Cette jeune femme considère l'incendie de Notre-Dame comme un signe terrible, et c'est bien ainsi que je l'ai ressenti moi-même. L'ouverture des Jeux Olympiques vient compléter le message.
Elle m'a parlé de la jolie vieille datcha de ses parents; c'est une maison mitoyenne, et le voisin va saccager l'ensemble sans que personne n'y puisse rien. A côté de celle d'une parente, un pignouf a construit une maison énorme qui surplombe tout son jardin, elle n'a plus aucune vie personnelle. Et partout le bruit, les engins, les motos... "Le diable est partout, "lui dit son père spirituel.
Sur ces entrefaites, j'ai lu un post intéressant d'une journaliste russe qui s'est retrouvée en France, à la suite de diverses péripéties, et qui y est plus ou moins coincée par sa vie personnelle:
Après la conférence de Pavel Chtcheline sur la crise de l'humanité contemporaine, quelques choses importantes me sont apparues sous un jour nouveau. Par exemple, je me suis toujours demandé pourquoi et dans quel but a eu lieu le marchandage d'Abraham avec Dieu pour le destin de Sodome.

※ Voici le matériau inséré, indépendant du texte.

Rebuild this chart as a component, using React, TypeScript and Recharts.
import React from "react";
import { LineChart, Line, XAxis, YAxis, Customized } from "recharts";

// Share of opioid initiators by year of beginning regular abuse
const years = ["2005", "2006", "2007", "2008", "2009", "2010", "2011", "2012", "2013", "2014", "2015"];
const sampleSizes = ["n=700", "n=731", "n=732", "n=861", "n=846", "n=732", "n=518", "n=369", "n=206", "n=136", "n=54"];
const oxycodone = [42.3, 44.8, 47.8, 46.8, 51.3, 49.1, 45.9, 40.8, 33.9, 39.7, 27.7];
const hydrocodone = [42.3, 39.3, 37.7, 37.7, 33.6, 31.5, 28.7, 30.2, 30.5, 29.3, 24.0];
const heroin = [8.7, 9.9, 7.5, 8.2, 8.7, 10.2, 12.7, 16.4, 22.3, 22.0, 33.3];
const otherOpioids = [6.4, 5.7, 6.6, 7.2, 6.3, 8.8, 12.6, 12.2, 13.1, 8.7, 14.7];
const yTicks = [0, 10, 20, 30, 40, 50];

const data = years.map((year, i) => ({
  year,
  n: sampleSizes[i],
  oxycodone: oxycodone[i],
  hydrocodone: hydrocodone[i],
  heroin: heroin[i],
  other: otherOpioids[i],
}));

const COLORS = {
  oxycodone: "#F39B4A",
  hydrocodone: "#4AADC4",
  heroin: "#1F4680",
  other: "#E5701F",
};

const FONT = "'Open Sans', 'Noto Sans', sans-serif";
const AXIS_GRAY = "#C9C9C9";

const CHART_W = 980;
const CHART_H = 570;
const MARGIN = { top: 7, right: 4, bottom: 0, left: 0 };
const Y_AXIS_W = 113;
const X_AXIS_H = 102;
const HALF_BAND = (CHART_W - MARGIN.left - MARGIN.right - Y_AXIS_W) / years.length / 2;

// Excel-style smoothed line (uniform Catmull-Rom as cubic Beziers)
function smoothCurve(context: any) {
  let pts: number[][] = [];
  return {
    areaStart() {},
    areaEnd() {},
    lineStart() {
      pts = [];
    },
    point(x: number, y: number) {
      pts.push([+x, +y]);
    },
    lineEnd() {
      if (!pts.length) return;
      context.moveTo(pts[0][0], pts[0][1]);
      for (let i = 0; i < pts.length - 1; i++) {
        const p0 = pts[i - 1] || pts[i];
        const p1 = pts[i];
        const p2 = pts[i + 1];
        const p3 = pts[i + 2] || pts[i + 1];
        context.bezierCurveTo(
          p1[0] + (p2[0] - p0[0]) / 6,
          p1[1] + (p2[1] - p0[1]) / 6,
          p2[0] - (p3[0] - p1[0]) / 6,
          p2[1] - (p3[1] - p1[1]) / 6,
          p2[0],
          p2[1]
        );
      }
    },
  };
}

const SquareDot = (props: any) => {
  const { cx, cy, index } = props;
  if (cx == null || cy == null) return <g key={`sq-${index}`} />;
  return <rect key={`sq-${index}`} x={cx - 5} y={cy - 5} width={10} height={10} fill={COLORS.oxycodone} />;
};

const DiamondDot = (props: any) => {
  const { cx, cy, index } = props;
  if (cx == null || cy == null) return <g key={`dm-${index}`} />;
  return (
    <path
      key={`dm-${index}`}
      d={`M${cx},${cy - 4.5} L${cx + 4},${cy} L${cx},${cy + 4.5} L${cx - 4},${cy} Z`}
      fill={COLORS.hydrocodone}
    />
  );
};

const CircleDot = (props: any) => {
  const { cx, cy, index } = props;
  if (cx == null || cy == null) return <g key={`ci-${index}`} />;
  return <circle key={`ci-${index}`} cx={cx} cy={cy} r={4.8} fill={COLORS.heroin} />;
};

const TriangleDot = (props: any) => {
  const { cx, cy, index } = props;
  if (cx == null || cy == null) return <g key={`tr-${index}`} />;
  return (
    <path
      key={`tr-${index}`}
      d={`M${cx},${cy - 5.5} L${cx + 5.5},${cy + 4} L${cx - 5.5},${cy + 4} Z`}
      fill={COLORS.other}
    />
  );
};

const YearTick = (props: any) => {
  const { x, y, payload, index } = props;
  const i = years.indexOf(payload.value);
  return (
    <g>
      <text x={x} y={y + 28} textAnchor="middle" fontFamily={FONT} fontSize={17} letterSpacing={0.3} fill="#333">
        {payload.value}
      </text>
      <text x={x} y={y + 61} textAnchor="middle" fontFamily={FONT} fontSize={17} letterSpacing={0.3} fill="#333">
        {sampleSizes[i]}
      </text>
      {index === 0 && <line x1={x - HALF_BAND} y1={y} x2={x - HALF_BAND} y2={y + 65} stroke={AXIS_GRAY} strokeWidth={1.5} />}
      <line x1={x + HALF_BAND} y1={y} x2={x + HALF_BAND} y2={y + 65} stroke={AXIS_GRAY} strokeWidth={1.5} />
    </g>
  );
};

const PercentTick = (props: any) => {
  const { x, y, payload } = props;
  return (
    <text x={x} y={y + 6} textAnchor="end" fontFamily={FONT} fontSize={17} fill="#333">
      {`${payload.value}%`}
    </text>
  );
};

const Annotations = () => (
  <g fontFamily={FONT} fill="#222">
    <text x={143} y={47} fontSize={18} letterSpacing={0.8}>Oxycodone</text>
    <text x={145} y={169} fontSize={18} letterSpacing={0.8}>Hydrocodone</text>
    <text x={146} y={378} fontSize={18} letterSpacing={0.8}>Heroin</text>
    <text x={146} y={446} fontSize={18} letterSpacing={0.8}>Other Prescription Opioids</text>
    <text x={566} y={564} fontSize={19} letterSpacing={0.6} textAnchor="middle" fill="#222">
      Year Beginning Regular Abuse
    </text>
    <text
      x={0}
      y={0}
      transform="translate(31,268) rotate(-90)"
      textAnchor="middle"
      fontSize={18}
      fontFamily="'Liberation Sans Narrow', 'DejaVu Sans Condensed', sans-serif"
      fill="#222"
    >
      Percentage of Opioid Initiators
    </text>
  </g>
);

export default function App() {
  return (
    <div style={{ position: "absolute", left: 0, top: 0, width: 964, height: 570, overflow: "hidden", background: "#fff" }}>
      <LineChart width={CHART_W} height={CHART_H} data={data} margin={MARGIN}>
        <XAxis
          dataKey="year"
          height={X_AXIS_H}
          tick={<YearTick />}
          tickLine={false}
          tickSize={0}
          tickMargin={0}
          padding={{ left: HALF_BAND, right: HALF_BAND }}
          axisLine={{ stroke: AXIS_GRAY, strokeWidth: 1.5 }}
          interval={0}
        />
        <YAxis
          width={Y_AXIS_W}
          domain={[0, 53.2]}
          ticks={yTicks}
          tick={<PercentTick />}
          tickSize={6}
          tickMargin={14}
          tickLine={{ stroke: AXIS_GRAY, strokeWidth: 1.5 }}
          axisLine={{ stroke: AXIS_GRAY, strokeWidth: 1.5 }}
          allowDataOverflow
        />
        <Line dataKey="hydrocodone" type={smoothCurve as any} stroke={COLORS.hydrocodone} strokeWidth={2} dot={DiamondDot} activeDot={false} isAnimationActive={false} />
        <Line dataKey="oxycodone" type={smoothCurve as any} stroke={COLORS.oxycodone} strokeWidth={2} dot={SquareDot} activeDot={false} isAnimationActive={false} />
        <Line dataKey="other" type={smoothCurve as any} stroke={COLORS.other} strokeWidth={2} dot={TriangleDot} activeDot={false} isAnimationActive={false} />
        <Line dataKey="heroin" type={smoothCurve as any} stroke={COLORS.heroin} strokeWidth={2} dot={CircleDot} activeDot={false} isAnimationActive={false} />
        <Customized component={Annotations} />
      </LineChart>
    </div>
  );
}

Si vous vous souvenez, Abraham demanda d'épargner cette ville, pourvu qu'on trouvât parmi ses habitants 50 justes. Le Seigneur promit en ce cas d'épargner Sodome. Abraham baissa peu à peu le chiffre des justes et le Seigneur s'arrêta à dix.
Dans l'histoire de la Terre, il y a beaucoup de civilisations disparues, et chez de nombreux peuples, des évocations de grand déluge, de grande inondation, de gens impurs-repésentants de peuples entiers noyés.
Il n'est pas possible qu'il n'y eût là pas du tout de justes, mais le fait est qu'il y en avait si peu, que la masse critique de leur vertu ne suffisait pas pour réformer ces peuples, condamnés à le disparition.
Aujourd'hui, l'effacement de la conscience religieuse, et par la même occasion historique, s'effectue à une telle cadence que bientôt, cette conscience correcte, c'est-à-dire juste, ne suffira plus à sauver mes habitants de Sodome.
Je dis cela à propos de l'Occident, de l'Europe de l'ouest et des USA. Il y a beaucoup ici de gens bien, mais ils n'ont plus déjà aucune influence sur la tendance générale, ils sont trop peu par rapport aux libéraux et ils manquent par trop d'audace (je parle de l'audace dans le bon sens biblique du terme).
Mon amie Liouba me disait un jour que Dieu aimait les audacieux. En réalité, ce post exprime bien des choses. Il y a effectivement encore beaucoup de braves gens en Occident, et ils sont dépassés par ce qui se produit, et qui n'entre pas dans leurs catégories mentales. De plus, on les a dévitalisés spirituellement et culturellement. L'audace est le fruit de l'élan que donne la foi, le sentiment d'être porteur d'une lumière qui doit brûler.